5

I have a largish object (150 MB) that I need to broadcast to all dask distributed workers so it can be used in future tasks. I've tried a couple of approaches:

  • Client.scatter(broadcast=True): This required sending all the data from one machine (where I'm running the client and the scheduler) which creates a bandwidth bottleneck.
  • Client.submit followed by Client.replicate: These workers share a filesystem, so rather than send the data, I can schedule the task that loads the data, then replicate the data to all workers. This seems to use a tree-strategy to distribute the data, which is faster than the previous option.

However, it is potentially faster to force every worker to run the load data function locally, rather than load the data on one worker and serialize it to from worker to worker. Is there a way to do this? Client.run seems like part of what I want, but I need to get back a future for the loaded data that I can pass to other tasks later.

2 Answers2

0

The short answer here is "no", there is no straightforward way to accomplish this.

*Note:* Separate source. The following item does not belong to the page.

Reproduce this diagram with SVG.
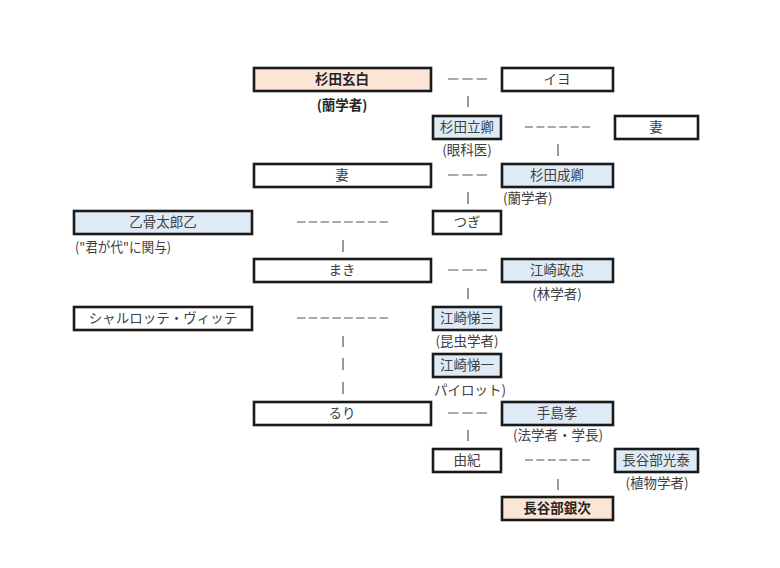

One could hack something together though if you are comfortable using internal code (which may change without warning).

Another way would be to define the computational behavior in how the object is serialized, and then just call the function again in the deserialization code.

MRocklin
  • 55,641
  • 23
  • 163
  • 235
0

I had the exact same problem which I asked on StackOverflow and solved recently, see this for my solution.

user8871302
  • 123
  • 7